-- GIVEN INSTRUCTION --
Copy from the first line below down to and including the line with "(ret) -| (banco.south);". Skip the pictures.
=====
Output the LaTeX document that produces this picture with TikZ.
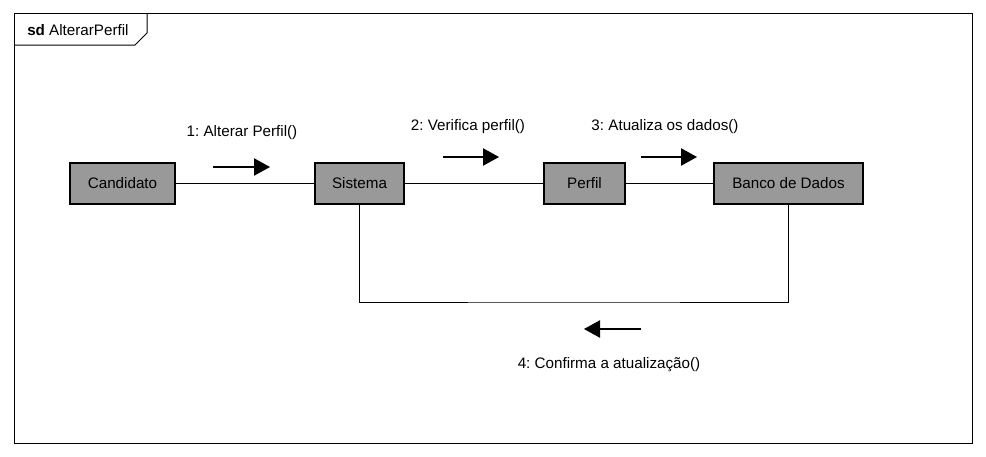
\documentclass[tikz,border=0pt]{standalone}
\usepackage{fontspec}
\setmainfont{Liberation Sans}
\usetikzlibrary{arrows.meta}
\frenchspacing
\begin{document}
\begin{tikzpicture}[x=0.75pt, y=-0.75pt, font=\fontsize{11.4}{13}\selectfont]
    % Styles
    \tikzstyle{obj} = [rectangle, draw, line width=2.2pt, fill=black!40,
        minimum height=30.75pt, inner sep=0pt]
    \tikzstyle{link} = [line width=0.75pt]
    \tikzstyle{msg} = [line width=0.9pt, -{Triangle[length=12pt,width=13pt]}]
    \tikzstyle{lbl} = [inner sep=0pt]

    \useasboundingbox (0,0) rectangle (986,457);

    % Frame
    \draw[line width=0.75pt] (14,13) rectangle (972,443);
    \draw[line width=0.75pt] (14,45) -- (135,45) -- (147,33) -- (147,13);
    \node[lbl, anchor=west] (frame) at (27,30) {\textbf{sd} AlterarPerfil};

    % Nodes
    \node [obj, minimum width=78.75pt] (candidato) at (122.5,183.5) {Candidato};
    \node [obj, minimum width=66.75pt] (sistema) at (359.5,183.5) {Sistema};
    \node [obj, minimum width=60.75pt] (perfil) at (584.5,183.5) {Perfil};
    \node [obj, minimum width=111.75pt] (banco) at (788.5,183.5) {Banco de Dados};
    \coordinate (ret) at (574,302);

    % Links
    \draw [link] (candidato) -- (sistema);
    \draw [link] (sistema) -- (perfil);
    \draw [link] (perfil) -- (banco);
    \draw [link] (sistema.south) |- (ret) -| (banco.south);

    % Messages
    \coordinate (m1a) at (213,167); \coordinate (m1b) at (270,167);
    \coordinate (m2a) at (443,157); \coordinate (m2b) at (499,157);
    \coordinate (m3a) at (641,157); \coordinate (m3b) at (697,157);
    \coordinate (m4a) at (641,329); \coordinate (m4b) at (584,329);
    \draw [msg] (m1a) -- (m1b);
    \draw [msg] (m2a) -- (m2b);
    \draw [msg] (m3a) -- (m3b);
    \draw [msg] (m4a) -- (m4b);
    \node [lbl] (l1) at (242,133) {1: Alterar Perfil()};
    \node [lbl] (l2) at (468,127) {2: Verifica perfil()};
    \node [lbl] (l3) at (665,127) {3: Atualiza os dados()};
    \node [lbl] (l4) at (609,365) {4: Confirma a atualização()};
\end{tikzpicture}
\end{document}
=====
-- COMPLETED TASK --
Output the LaTeX document that produces this picture with TikZ.
\documentclass[tikz,border=0pt]{standalone}
\usepackage{fontspec}
\setmainfont{Liberation Sans}
\usetikzlibrary{arrows.meta}
\frenchspacing
\begin{document}
\begin{tikzpicture}[x=0.75pt, y=-0.75pt, font=\fontsize{11.4}{13}\selectfont]
    % Styles
    \tikzstyle{obj} = [rectangle, draw, line width=2.2pt, fill=black!40,
        minimum height=30.75pt, inner sep=0pt]
    \tikzstyle{link} = [line width=0.75pt]
    \tikzstyle{msg} = [line width=0.9pt, -{Triangle[length=12pt,width=13pt]}]
    \tikzstyle{lbl} = [inner sep=0pt]

    \useasboundingbox (0,0) rectangle (986,457);

    % Frame
    \draw[line width=0.75pt] (14,13) rectangle (972,443);
    \draw[line width=0.75pt] (14,45) -- (135,45) -- (147,33) -- (147,13);
    \node[lbl, anchor=west] (frame) at (27,30) {\textbf{sd} AlterarPerfil};

    % Nodes
    \node [obj, minimum width=78.75pt] (candidato) at (122.5,183.5) {Candidato};
    \node [obj, minimum width=66.75pt] (sistema) at (359.5,183.5) {Sistema};
    \node [obj, minimum width=60.75pt] (perfil) at (584.5,183.5) {Perfil};
    \node [obj, minimum width=111.75pt] (banco) at (788.5,183.5) {Banco de Dados};
    \coordinate (ret) at (574,302);

    % Links
    \draw [link] (candidato) -- (sistema);
    \draw [link] (sistema) -- (perfil);
    \draw [link] (perfil) -- (banco);
    \draw [link] (sistema.south) |- (ret) -| (banco.south);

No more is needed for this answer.